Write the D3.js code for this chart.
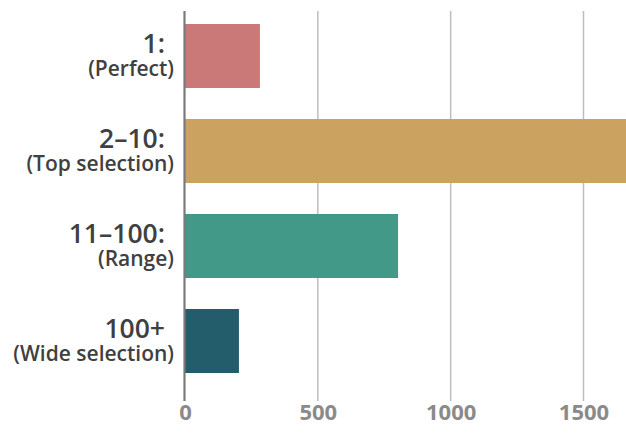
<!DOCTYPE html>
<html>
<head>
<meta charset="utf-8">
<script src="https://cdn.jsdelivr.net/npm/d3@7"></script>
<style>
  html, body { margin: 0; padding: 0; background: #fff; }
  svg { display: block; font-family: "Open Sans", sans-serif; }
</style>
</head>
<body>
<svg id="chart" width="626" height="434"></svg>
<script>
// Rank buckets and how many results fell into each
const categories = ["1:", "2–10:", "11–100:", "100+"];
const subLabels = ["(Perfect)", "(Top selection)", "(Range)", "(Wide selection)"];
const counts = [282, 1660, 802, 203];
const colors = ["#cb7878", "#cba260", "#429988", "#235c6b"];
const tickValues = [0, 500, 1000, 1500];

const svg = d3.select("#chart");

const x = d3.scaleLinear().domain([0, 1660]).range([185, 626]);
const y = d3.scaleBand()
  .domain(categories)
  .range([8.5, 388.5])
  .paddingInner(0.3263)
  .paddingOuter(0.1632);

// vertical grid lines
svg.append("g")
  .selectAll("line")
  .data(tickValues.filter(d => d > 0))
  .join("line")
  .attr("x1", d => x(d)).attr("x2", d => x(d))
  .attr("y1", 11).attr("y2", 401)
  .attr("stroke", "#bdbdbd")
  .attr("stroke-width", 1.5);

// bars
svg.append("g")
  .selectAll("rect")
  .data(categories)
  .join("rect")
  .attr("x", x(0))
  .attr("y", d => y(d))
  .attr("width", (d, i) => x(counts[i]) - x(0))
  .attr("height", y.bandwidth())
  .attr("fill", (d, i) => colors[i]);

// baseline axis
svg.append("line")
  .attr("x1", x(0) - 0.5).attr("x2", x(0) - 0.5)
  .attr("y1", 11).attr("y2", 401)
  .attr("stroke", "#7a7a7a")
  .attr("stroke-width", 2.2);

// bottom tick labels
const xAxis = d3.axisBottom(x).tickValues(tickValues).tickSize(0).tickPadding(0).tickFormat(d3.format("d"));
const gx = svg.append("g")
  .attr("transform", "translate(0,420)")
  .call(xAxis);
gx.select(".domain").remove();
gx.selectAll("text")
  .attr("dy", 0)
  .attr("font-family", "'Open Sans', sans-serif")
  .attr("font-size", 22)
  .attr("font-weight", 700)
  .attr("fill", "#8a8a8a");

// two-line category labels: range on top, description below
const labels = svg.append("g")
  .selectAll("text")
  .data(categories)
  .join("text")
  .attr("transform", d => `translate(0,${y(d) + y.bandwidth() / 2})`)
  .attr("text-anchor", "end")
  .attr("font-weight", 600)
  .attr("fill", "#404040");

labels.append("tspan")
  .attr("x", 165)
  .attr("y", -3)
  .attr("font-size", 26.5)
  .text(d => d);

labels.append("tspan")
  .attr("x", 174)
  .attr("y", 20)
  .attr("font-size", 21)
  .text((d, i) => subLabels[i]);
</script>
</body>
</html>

## Objective
All of the data above should be transcribed verbatim, with pictures omitted.

## Solution to this problem
Write the D3.js code for this chart.
<!DOCTYPE html>
<html>
<head>
<meta charset="utf-8">
<script src="https://cdn.jsdelivr.net/npm/d3@7"></script>
<style>
  html, body { margin: 0; padding: 0; background: #fff; }
  svg { display: block; font-family: "Open Sans", sans-serif; }
</style>
</head>
<body>
<svg id="chart" width="626" height="434"></svg>
<script>
// Rank buckets and how many results fell into each
const categories = ["1:", "2–10:", "11–100:", "100+"];
const subLabels = ["(Perfect)", "(Top selection)", "(Range)", "(Wide selection)"];
const counts = [282, 1660, 802, 203];
const colors = ["#cb7878", "#cba260", "#429988", "#235c6b"];
const tickValues = [0, 500, 1000, 1500];

const svg = d3.select("#chart");

const x = d3.scaleLinear().domain([0, 1660]).range([185, 626]);
const y = d3.scaleBand()
  .domain(categories)
  .range([8.5, 388.5])
  .paddingInner(0.3263)
  .paddingOuter(0.1632);

// vertical grid lines
svg.append("g")
  .selectAll("line")
  .data(tickValues.filter(d => d > 0))
  .join("line")
  .attr("x1", d => x(d)).attr("x2", d => x(d))
  .attr("y1", 11).attr("y2", 401)
  .attr("stroke", "#bdbdbd")
  .attr("stroke-width", 1.5);

// bars
svg.append("g")
  .selectAll("rect")
  .data(categories)
  .join("rect")
  .attr("x", x(0))
  .attr("y", d => y(d))
  .attr("width", (d, i) => x(counts[i]) - x(0))
  .attr("height", y.bandwidth())
  .attr("fill", (d, i) => colors[i]);

// baseline axis
svg.append("line")
  .attr("x1", x(0) - 0.5).attr("x2", x(0) - 0.5)
  .attr("y1", 11).attr("y2", 401)
  .attr("stroke", "#7a7a7a")
  .attr("stroke-width", 2.2);

// bottom tick labels
const xAxis = d3.axisBottom(x).tickValues(tickValues).tickSize(0).tickPadding(0).tickFormat(d3.format("d"));
const gx = svg.append("g")
  .attr("transform", "translate(0,420)")
  .call(xAxis);
gx.select(".domain").remove();
gx.selectAll("text")
  .attr("dy", 0)
  .attr("font-family", "'Open Sans', sans-serif")
  .attr("font-size", 22)
  .attr("font-weight", 700)
  .attr("fill", "#8a8a8a");

// two-line category labels: range on top, description below
const labels = svg.append("g")
  .selectAll("text")
  .data(categories)
  .join("text")
  .attr("transform", d => `translate(0,${y(d) + y.bandwidth() / 2})`)
  .attr("text-anchor", "end")
  .attr("font-weight", 600)
  .attr("fill", "#404040");

labels.append("tspan")
  .attr("x", 165)
  .attr("y", -3)
  .attr("font-size", 26.5)
  .text(d => d);

labels.append("tspan")
  .attr("x", 174)
  .attr("y", 20)
  .attr("font-size", 21)
  .text((d, i) => subLabels[i]);
</script>
</body>
</html>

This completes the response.